Each new business pitch is a complex game, complete with strategic and creative challenges as well as the opportunity for an ongoing negotiation. The object is to keep the volley going – to exhaust the potential of each play without creating fatigue or branding your agency annoying and problematic.
While playing this game, I always felt that it was my job to make the field as unlevel as possible. The trick is to learn exactly how to break the rules by offering something better and more in line with the client’s best interest. Granted, there is risk involved, but when you play to win, there always is.
Be Remarkable, Or You’ll Be Invisible
“Congratulations you’ve been selected to make a capabilities presentation.” Your invitation to participate in a pitch usually goes something like this. And it’s followed by the most basic and boring meeting agenda ever imagined. Some agencies believe the objective of this phase is to not to be eliminated. This makes them cling to the rules like a baby’s security blanket.
The object of this stage of the game is actually to move into the lead position. You can do this if you decode the agenda and then choreograph a visit in which you cover the territory in the most disruptive, engaging and memorable way.
Take a page out of the playbook we used during my time as CMO of TBWA\ Worldwide. Use a tour of the agency space to tell the story of a couple of relevant case histories. Introduce key team members and department heads in situ, eliminating the need to fill the conference room with people. Visit environments in which teams are actually collaborating. And then bring them into the perfect room to discuss their business. We usually built out a “war room” of sorts, creating an unplugged version of our interrogation of their business on the walls around the room. The environment stimulated discussion, and they immediately began to ask questions and to share.
In the end, we would get 2 hours or more of engagement, direction and answers that the other agencies didn’t get, and the client left whistling the Sesame Street song, “One of These Things is Not Like The Others.” The takeaway: Don’t talk about differentiation. Be Different.
Cast Your Pitch Team to Win, Not to Check A Box
You’ll always hear that “we would like the team that will run this business to conduct the presentation.” Do you think the client would ever send you a request to meet your most nervous and tenuous presenters? No. Clients don’t mean this in the way that you think. They do actually want to meet the team that will work on their business, but mostly because they don’t trust us to ‘bait and switch’ the team. There are a variety of ways to break this rule. Agree that it’s critical and arrange for the team be interviewed more in-depth. Invite the client to attend a work session about their business with the team. Submit a videography of each member of the team. Or one of my favorites, create a livestream of a working session that the client can eavesdrop on.

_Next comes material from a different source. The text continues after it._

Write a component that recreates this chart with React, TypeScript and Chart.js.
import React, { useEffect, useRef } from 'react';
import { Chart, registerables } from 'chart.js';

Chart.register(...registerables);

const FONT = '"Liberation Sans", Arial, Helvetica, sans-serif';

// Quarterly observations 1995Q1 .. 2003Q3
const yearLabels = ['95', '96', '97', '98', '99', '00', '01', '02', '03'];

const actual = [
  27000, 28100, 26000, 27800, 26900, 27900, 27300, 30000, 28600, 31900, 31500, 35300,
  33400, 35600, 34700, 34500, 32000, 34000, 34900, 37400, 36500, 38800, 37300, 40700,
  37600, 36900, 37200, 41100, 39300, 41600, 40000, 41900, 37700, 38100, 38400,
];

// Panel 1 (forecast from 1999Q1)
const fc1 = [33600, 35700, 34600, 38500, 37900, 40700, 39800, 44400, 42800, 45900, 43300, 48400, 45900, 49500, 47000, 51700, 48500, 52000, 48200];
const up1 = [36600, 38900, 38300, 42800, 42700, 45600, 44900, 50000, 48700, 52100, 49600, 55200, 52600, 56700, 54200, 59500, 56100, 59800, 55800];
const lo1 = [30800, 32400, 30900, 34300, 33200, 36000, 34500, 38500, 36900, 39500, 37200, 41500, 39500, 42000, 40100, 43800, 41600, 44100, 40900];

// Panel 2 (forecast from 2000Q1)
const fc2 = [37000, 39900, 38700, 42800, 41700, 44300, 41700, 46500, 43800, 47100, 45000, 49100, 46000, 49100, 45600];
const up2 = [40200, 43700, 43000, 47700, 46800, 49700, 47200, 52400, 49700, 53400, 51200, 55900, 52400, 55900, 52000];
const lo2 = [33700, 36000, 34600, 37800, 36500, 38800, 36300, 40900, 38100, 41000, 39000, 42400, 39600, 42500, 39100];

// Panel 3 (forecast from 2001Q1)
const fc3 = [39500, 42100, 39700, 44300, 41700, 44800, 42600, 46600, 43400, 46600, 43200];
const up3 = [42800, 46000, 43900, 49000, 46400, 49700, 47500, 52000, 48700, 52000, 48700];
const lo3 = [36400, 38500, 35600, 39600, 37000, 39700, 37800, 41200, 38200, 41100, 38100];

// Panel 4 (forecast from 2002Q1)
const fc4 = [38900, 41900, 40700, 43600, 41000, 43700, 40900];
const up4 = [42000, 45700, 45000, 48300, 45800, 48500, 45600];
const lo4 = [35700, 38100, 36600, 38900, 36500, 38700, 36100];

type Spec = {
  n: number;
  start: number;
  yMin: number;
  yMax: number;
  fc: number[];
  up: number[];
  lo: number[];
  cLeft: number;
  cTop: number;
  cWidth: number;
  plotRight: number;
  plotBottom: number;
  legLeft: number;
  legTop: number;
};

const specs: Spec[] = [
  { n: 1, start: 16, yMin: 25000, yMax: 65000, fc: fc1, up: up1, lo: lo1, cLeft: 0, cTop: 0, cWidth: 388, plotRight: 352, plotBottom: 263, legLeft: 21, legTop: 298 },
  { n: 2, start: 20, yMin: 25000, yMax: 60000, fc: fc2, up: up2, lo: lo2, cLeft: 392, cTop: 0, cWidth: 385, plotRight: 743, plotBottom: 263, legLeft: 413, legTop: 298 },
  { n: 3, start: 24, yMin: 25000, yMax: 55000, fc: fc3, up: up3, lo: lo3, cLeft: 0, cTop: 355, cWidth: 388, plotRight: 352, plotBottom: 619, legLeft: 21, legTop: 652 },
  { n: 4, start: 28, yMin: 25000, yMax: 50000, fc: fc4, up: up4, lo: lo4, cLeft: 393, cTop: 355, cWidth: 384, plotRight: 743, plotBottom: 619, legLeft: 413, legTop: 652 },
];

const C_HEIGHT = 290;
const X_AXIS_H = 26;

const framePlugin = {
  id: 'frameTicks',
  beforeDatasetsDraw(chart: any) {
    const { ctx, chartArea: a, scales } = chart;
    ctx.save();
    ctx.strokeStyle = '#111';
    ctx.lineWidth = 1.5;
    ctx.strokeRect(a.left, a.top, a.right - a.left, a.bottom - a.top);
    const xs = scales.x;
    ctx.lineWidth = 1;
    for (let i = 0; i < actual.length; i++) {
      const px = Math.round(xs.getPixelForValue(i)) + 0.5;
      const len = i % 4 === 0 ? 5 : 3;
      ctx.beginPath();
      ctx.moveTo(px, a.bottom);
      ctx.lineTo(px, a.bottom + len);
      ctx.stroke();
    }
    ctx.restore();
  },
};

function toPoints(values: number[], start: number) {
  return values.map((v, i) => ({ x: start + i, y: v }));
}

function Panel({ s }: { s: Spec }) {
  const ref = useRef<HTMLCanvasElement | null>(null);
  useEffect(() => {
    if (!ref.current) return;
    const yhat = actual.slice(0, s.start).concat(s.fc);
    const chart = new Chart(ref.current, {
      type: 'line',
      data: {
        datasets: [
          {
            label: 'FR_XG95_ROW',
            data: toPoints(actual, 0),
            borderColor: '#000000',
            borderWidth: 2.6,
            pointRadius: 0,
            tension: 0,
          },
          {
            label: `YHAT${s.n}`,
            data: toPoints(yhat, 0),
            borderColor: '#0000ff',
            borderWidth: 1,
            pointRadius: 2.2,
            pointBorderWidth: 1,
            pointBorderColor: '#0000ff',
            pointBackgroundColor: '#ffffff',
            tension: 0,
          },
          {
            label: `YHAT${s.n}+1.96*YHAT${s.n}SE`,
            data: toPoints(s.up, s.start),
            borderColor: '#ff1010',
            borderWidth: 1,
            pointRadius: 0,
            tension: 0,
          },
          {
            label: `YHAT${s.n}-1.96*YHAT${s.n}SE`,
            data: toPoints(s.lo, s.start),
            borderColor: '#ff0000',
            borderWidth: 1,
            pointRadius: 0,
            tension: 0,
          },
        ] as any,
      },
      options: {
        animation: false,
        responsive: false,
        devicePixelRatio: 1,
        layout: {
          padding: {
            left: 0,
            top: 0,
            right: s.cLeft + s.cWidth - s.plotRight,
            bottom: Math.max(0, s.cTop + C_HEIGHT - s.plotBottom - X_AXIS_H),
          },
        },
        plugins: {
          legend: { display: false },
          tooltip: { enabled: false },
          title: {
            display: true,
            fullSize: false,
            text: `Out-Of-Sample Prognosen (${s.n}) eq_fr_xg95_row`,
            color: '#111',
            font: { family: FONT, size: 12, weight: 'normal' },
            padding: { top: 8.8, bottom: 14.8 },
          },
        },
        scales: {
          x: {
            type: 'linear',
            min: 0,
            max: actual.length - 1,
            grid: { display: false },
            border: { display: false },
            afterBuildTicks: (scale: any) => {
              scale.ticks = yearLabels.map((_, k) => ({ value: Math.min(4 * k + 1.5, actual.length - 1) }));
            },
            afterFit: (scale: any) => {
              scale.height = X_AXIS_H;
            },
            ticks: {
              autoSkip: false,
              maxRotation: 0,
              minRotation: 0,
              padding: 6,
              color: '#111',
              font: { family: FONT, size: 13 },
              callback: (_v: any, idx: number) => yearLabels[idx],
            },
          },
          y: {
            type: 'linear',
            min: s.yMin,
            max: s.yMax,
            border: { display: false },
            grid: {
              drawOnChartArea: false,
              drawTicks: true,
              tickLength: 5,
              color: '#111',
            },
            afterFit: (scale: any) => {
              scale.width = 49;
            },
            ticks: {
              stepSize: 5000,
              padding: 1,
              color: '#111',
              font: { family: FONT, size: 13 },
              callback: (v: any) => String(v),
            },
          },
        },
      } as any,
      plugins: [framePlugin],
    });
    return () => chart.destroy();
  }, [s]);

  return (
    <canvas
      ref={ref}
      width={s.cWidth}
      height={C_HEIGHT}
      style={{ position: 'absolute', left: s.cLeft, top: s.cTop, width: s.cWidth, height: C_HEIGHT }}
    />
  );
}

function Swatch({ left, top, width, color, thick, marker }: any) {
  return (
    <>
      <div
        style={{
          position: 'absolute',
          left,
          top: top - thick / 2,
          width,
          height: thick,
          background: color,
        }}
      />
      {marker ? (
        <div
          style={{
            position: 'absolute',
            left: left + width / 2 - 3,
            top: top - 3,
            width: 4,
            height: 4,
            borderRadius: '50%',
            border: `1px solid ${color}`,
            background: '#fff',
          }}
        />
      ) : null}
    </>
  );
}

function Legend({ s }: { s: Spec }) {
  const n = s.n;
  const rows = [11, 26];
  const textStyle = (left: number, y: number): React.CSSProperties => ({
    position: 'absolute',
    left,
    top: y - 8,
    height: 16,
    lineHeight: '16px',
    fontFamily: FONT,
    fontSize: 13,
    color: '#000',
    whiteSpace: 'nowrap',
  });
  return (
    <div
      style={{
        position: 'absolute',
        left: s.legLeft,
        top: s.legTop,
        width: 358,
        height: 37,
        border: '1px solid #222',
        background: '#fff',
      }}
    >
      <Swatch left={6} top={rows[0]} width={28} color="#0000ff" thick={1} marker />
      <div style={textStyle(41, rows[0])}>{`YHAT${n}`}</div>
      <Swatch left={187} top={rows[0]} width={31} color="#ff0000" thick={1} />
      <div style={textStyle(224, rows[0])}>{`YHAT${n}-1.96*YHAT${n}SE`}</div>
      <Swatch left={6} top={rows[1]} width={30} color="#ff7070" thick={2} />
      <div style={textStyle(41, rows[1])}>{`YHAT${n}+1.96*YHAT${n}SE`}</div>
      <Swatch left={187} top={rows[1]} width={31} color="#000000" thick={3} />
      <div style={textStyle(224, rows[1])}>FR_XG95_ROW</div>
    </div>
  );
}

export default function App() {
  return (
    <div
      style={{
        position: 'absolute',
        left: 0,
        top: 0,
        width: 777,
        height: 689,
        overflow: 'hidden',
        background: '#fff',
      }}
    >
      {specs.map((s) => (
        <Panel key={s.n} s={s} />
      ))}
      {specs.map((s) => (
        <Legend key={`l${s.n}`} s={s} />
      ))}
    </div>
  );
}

The takeaway: They ultimately want to know who will work on their business, but that is not who will sell them on the merits of buying the agency.

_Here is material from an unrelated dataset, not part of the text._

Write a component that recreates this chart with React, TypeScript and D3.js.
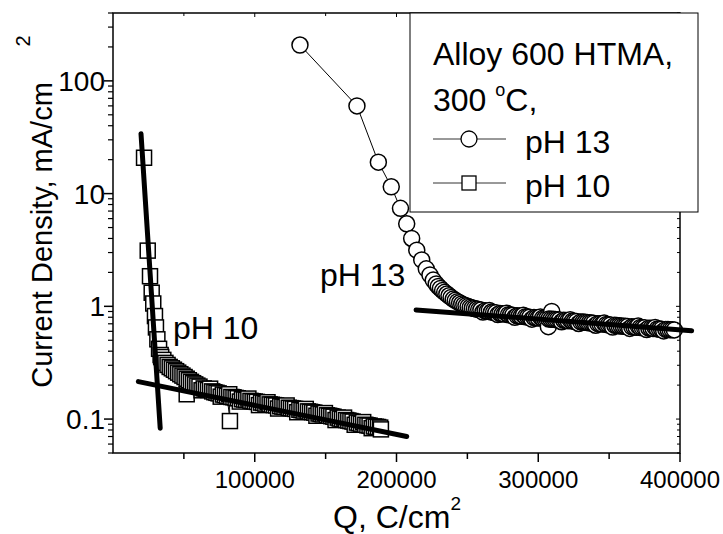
import React from 'react';
import * as d3 from 'd3';

// axis setup
const Q_DOMAIN = [0, 400000];
const J_DOMAIN = [0.05, 400];
const Q_TICKS = [100000, 200000, 300000, 400000];
const Q_MINOR = [50000, 150000, 250000, 350000];
const J_TICKS = [0.1, 1, 10, 100];
const J_TICK_LABELS = ['0.1', '1', '10', '100'];

// pH 13 run (circles), Q in kC/cm2 here, scaled below
const PH13_QK = [
  131.9, 172.1, 187.2, 196.3, 202.8, 207.2, 210.7, 214.3, 217.8, 221.0,
  223.6, 225.9, 228.0, 229.5, 231.0, 232.5, 234.0, 235.5, 237.0, 238.5,
  240.0, 241.5, 243.0, 244.5, 246.0, 247.5, 249.0, 250.5, 252.0, 253.5,
  255.0, 256.5, 258.0, 259.5, 261.0, 262.5, 264.0, 265.5, 267.0, 268.5,
  270.0, 271.5, 273.0, 274.5, 276.0, 277.5, 279.0, 280.5, 282.0, 283.5,
  285.0, 286.5, 288.0, 289.5, 291.0, 292.5, 294.0, 295.5, 297.0, 298.5,
  300.0, 301.5, 303.0, 304.5, 306.0, 307.1, 309.5, 307.5, 309.0, 310.5,
  312.0, 313.5, 315.0, 316.5, 318.0, 319.5, 321.0, 322.5, 324.0, 325.5,
  327.0, 328.5, 330.0, 331.5, 333.0, 334.5, 336.0, 337.5, 339.0, 340.5,
  342.0, 343.5, 345.0, 346.5, 348.0, 349.5, 351.0, 352.5, 354.0, 355.5,
  357.0, 358.5, 360.0, 361.5, 363.0, 364.5, 366.0, 367.5, 369.0, 370.5,
  372.0, 373.5, 375.0, 376.5, 378.0, 379.5, 381.0, 382.5, 384.0, 385.5,
  387.0, 388.5, 390.0, 391.5, 393.0, 394.5, 396.0,
];
const PH13_J = [
  208, 60, 19, 11.5, 7.4, 5.4, 4.0, 3.15, 2.58, 2.15,
  1.9, 1.71, 1.58, 1.5, 1.44, 1.38, 1.33, 1.285, 1.24, 1.2,
  1.16, 1.13, 1.1, 1.075, 1.05, 1.03, 1.01, 0.995, 0.98, 0.968,
  0.957, 0.946, 0.935, 0.927, 0.89, 0.912, 0.905, 0.92, 0.89, 0.883,
  0.875, 0.845, 0.864, 0.858, 0.853, 0.87, 0.843, 0.839, 0.834, 0.8,
  0.825, 0.821, 0.817, 0.835, 0.809, 0.806, 0.802, 0.77, 0.795, 0.791,
  0.788, 0.805, 0.782, 0.779, 0.776, 0.66, 0.9, 0.773, 0.77, 0.767,
  0.764, 0.761, 0.758, 0.73, 0.752, 0.749, 0.746, 0.76, 0.74, 0.737,
  0.734, 0.705, 0.728, 0.725, 0.722, 0.719, 0.715, 0.712, 0.709, 0.68,
  0.702, 0.699, 0.696, 0.71, 0.69, 0.687, 0.684, 0.655, 0.678, 0.675,
  0.672, 0.67, 0.667, 0.665, 0.662, 0.637, 0.658, 0.655, 0.653, 0.668,
  0.649, 0.647, 0.645, 0.622, 0.64, 0.638, 0.636, 0.65, 0.631, 0.629,
  0.627, 0.605, 0.624, 0.623, 0.621, 0.62, 0.618,
];

// pH 10 run (squares)
const PH10_QK = [
  21.9, 24.5, 26.1, 27.3, 28.4, 29.6, 30.3, 31.3, 32.5, 33.6,
  34.0, 35.5, 37.0, 38.5, 40.0, 41.5, 43.0, 44.5, 46.0, 47.5,
  49.0, 50.5, 52.0, 52.0, 53.5, 55.0, 56.5, 58.0, 59.5, 61.0,
  62.5, 64.0, 65.5, 67.0, 68.5, 70.0, 71.5, 73.0, 74.5, 76.0,
  77.5, 79.0, 80.5, 82.5, 82.0, 83.5, 85.0, 86.5, 88.0, 89.5,
  91.0, 92.5, 94.0, 95.5, 97.0, 98.5, 100.0, 101.5, 103.0, 104.5,
  106.0, 107.5, 109.0, 110.5, 112.0, 113.5, 115.0, 116.5, 118.0, 119.5,
  121.0, 122.5, 124.0, 125.5, 127.0, 128.5, 130.0, 131.5, 133.0, 134.5,
  136.0, 137.5, 139.0, 140.5, 142.0, 143.5, 145.0, 146.5, 148.0, 149.5,
  151.0, 152.5, 154.0, 155.5, 157.0, 158.5, 160.0, 161.5, 163.0, 164.5,
  166.0, 167.5, 169.0, 170.5, 172.0, 173.5, 175.0, 176.5, 178.0, 179.5,
  181.0, 182.5, 184.0, 185.5, 187.0, 188.5, 189.0,
];
const PH10_J = [
  20.8, 3.12, 1.85, 1.32, 1.06, 0.82, 0.65, 0.51, 0.42, 0.37,
  0.355, 0.335, 0.315, 0.302, 0.29, 0.282, 0.274, 0.266, 0.258, 0.25,
  0.243, 0.236, 0.166, 0.228, 0.221, 0.214, 0.208, 0.203, 0.198, 0.194,
  0.18, 0.187, 0.184, 0.181, 0.186, 0.176, 0.173, 0.171, 0.169, 0.158,
  0.165, 0.163, 0.161, 0.096, 0.166, 0.157, 0.156, 0.154, 0.153, 0.143,
  0.15, 0.149, 0.148, 0.152, 0.145, 0.144, 0.143, 0.142, 0.133, 0.14,
  0.139, 0.137, 0.141, 0.135, 0.134, 0.133, 0.132, 0.124, 0.13, 0.129,
  0.128, 0.132, 0.126, 0.125, 0.124, 0.123, 0.115, 0.121, 0.12, 0.119,
  0.123, 0.117, 0.116, 0.115, 0.114, 0.107, 0.112, 0.111, 0.11, 0.113,
  0.108, 0.107, 0.106, 0.105, 0.098, 0.103, 0.101, 0.1, 0.103, 0.098,
  0.097, 0.096, 0.095, 0.089, 0.093, 0.092, 0.091, 0.094, 0.089, 0.088,
  0.0875, 0.083, 0.086, 0.0855, 0.085, 0.084, 0.081,
];

// straight-line fits drawn over the data
const FIT_PH10_STEEP_Q = [19750, 33300];
const FIT_PH10_STEEP_J = [34, 0.083];
const FIT_PH10_FLAT_Q = [17900, 207200];
const FIT_PH10_FLAT_J = [0.215, 0.07];
const FIT_PH13_Q = [213800, 408200];
const FIT_PH13_J = [0.93, 0.608];

const FONT = "'Liberation Sans', Arial, sans-serif";

const App = () => {
  const W = 723;
  const H = 534;
  const left = 113, right = 680, top = 13, bottom = 453;

  const x = d3.scaleLinear().domain(Q_DOMAIN).range([left, right]);
  const y = d3.scaleLog().domain(J_DOMAIN).range([bottom, top]);

  const minorJ = y.ticks().filter((t) => !J_TICKS.includes(t));

  const pts = (qs, js) => qs.map((q, i) => [x(q), y(js[i])]);
  const line = d3.line();

  const ph13 = pts(PH13_QK.map((q) => q * 1000), PH13_J);
  const ph10 = pts(PH10_QK.map((q) => q * 1000), PH10_J);
  const fits = [
    pts(FIT_PH10_STEEP_Q, FIT_PH10_STEEP_J),
    pts(FIT_PH10_FLAT_Q, FIT_PH10_FLAT_J),
    pts(FIT_PH13_Q, FIT_PH13_J),
  ];

  const sq = 15;
  const r = 8;
  const mw = 1.5;

  return (
    <svg
      width={W}
      height={H}
      style={{ position: 'absolute', left: 0, top: 0, background: '#fff' }}
      fontFamily={FONT}
    >
      <rect width={W} height={H} fill="#fff" />

      {/* pH 10 */}
      <path d={line(ph10)} fill="none" stroke="#000" strokeWidth={1} />
      {ph10.map(([px, py], i) => (
        <rect key={'s' + i} x={px - sq / 2} y={py - sq / 2} width={sq} height={sq}
          fill="#fff" stroke="#000" strokeWidth={mw} />
      ))}

      {/* pH 13 */}
      <path d={line(ph13)} fill="none" stroke="#000" strokeWidth={1} />
      {ph13.map(([px, py], i) => (
        <circle key={'c' + i} cx={px} cy={py} r={r} fill="#fff" stroke="#000" strokeWidth={mw} />
      ))}

      {/* fits */}
      {fits.map((f, i) => (
        <path key={'f' + i} d={line(f)} fill="none" stroke="#000" strokeWidth={5} strokeLinecap="round" />
      ))}

      {/* frame */}
      <rect x={left} y={top} width={right - left} height={bottom - top} fill="none" stroke="#000" strokeWidth={1.5} />

      {/* x ticks */}
      {Q_TICKS.map((t) => (
        <g key={'xt' + t}>
          <line x1={x(t)} x2={x(t)} y1={bottom} y2={bottom + 9} stroke="#000" strokeWidth={1.5} />
          <line x1={x(t)} x2={x(t)} y1={top} y2={top + 4} stroke="#000" strokeWidth={1} />
          <text x={x(t)} y={488} fontSize={24} textAnchor="middle">{t}</text>
        </g>
      ))}
      {Q_MINOR.map((t) => (
        <g key={'xm' + t}>
          <line x1={x(t)} x2={x(t)} y1={bottom} y2={bottom + 6} stroke="#000" strokeWidth={1.5} />
          <line x1={x(t)} x2={x(t)} y1={top} y2={top + 3} stroke="#000" strokeWidth={1} />
        </g>
      ))}

      {/* y ticks */}
      {J_TICKS.map((t, i) => (
        <g key={'yt' + t}>
          <line x1={left - 9} x2={left} y1={y(t)} y2={y(t)} stroke="#000" strokeWidth={1.5} />
          <line x1={right - 4} x2={right} y1={y(t)} y2={y(t)} stroke="#000" strokeWidth={1} />
          <text x={left - 8} y={y(t)} dy="0.36em" fontSize={28} textAnchor="end">{J_TICK_LABELS[i]}</text>
        </g>
      ))}
      {minorJ.map((t) => (
        <g key={'ym' + t}>
          <line x1={left - 5} x2={left} y1={y(t)} y2={y(t)} stroke="#000" strokeWidth={1.2} />
          <line x1={right - 3} x2={right} y1={y(t)} y2={y(t)} stroke="#000" strokeWidth={1} />
        </g>
      ))}

      {/* axis titles */}
      <text x={397} y={528} fontSize={32} textAnchor="middle">
        Q, C/cm<tspan dy={-18} fontSize={19}>2</tspan>
      </text>
      <text transform="translate(52, 235) rotate(-90)" fontSize={29} textAnchor="middle">
        Current Density, mA/cm
      </text>
      <text transform="translate(30, 41) rotate(-90)" fontSize={20} textAnchor="middle">2</text>

      {/* annotations */}
      <text x={320} y={286} fontSize={32}>pH 13</text>
      <text x={173} y={339} fontSize={32}>pH 10</text>

      {/* legend */}
      <rect x={410} y={13} width={288} height={199} fill="#fff" stroke="#000" strokeWidth={1} />
      <text x={433} y={65} fontSize={32}>Alloy 600 HTMA,</text>
      <text x={433} y={111} fontSize={32}>
        300 <tspan dy={-15} fontSize={18}>o</tspan><tspan dy={15}>C,</tspan>
      </text>
      <line x1={433} x2={506} y1={139} y2={139} stroke="#333" strokeWidth={1} />
      <circle cx={469} cy={139} r={8} fill="#fff" stroke="#000" strokeWidth={1.3} />
      <text x={525} y={153} fontSize={32}>pH 13</text>
      <line x1={433} x2={506} y1={183} y2={183} stroke="#333" strokeWidth={1} />
      <rect x={469 - 7} y={183 - 7} width={14} height={14} fill="#fff" stroke="#000" strokeWidth={1.3} />
      <text x={525} y={197} fontSize={32}>pH 10</text>
    </svg>
  );
};

export default App;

Get Access and Answers or be Willing to Walk
“To keep things fair, you will not have access to the decision makers.” Again, the premise of a level playing field is to keep things fair. What one person asks, is shared with all and requests for access are usually denied because, “If we give you access then we will have to give everyone access.” Infiltration is one of the killer apps of winning new business pitches. Sometimes having access to the decision maker is as simple as asking not once but on every possible occasion –two, three or even four times. Sometimes it is a matter of asking a business minded question that is simply above the paygrade of the level-playing-field-caretakers and can only be answered by the senior decision maker.
The key here is that when you get the access you’re seeking, you must add value with new insights, thinking and assets, and this value must be enough to justify the client making an exception for your agency. Always frame a need for access that is grounded in a question or approval that will drive their business or KPIs and be prepared to demonstrate the benefit when you do get access.

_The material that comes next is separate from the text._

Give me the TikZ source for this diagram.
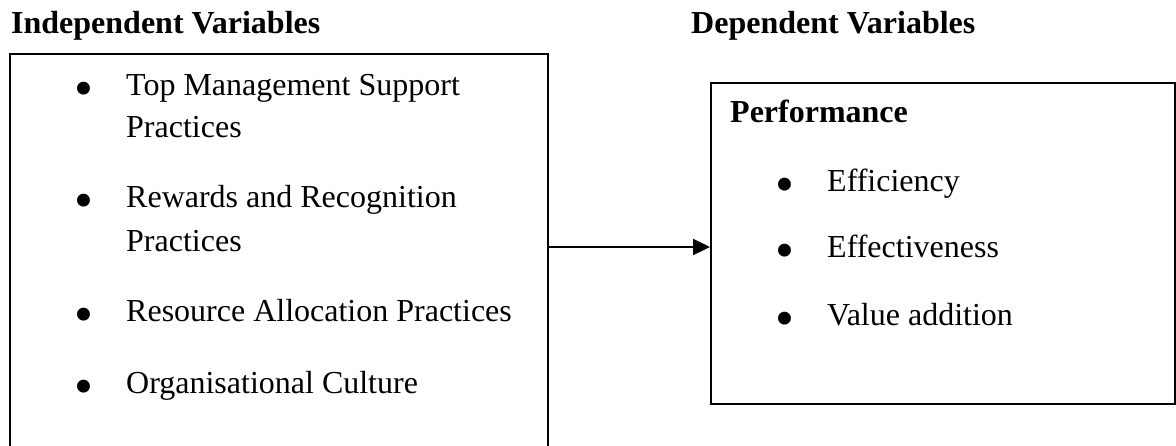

The takeaway: Don’t be afraid to ask (and keep asking) if you believe it is key to your work, and be prepared to walk away from the pitch if you don’t get the access you need.
All Rules Aren’t Made to Be Broken
On the other hand, there are some rules that are meant to be adhered to and that I never break:
- Adhere to the time allowed – enough said.
- Answer the brief – even if you reject it, reframe it and rewrite it. Make sure that the client knows it has been thoroughly answered and not just scuttled.
- And my personal rule for any new business pitch – make sure the client feels better about their brand after meeting your team than when they arrived.
Strategically breaking a few rules of the pitch with killer content, high energy, and brilliant, well-rehearsed pitch theater will differentiate your agency and help you connect personally with the human being hidden inside the client — which in the end, is who you really want to work for.